Santos also suggested his mother’s family’s historical Jewish name was “Zabrovsky” and appeared to operate a GoFundMe campaign for a pet rescue charity using that alias. “My grandfather was born in Kyiv,” Santos claimed in an interview with Fox News in February 2022. “For a lot of people who are descendants of World War II refugees, or survivors of the Holocaust, a lot of names and paperwork were changed in the name of survival. So I don’t carry the family last name — that would’ve been Zabrovsky.”
The Forward first reported last week that Santos’ maternal grandparents were both born in Brazil before the Nazis came to power. Social media posts reviewed by the Forward indicated that his mother, the now deceased Fatima Alzira Caruso Horta Devolder, regularly shared Catholic imagery and followed several accounts about Catholicism.
Santos, who said in recent interviews that he had joked about being “Jew-ish,” called himself a “proud American Jew” and said he traveled to Israel “numerous times” in a position paper his campaign submitted to multiple Jewish and pro-Israel organizations, including the American Israel Public Affairs Committee (AIPAC).
Suozzi called the episode “a shanda.” The Santos campaign did not respond to a request for a comment.
‘Fake Jew, real gonif’
At the Thursday rally, State Sen. Anna Kaplan, a Jewish Democrat, said that Jews “are owed an apology for his reprehensible lies about his nonexistent Jewish faith and his complete false connection to the Holocaust.”
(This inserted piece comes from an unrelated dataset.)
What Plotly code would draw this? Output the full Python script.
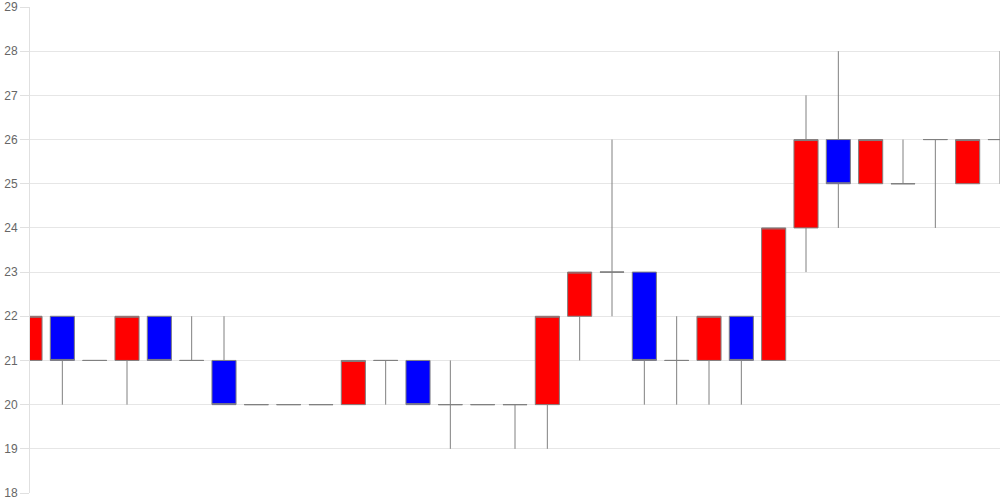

Several people at the courthouse held up posters that read, “Fake Jew, real gonif” (the Yiddish term for thief), “You should repent, not represent us,” and “Santos sucks.”
“You don’t just get to be Jewish and there is no such thing as being ‘Jew-ish,’” said Rabbi Deborah Bravo from a Reform synagogue in Bethpage, Long Island, called MakomNY. Jews make up 11% of the population in Santos’ 3rd Congressional District according to David Pollock, associate executive director of the Jewish Community Relations Council of New York.
Janet Jeddah, who is Jewish and a 43-year resident of the district, said Thursday’s gathering at the courthouse was her first protest since the Vietnam War in the 1970s. “It’s the most despicable act,” she said. “He lacks moral character.”
David Frank, a textile artist of Ukrainian Jewish descent, said he’s “outraged” that Santos appropriated the Holocaust for political gain. “It’s unacceptable,” he said, “and unforgivable.”
Zimmerman, who lost the election to Santos by 9 points, said he was “inspired” by the large turnout. “We are fighting back,” he said, adding that he didn’t expect a “pathological liar” like Santos to apologize for his Jewish claims.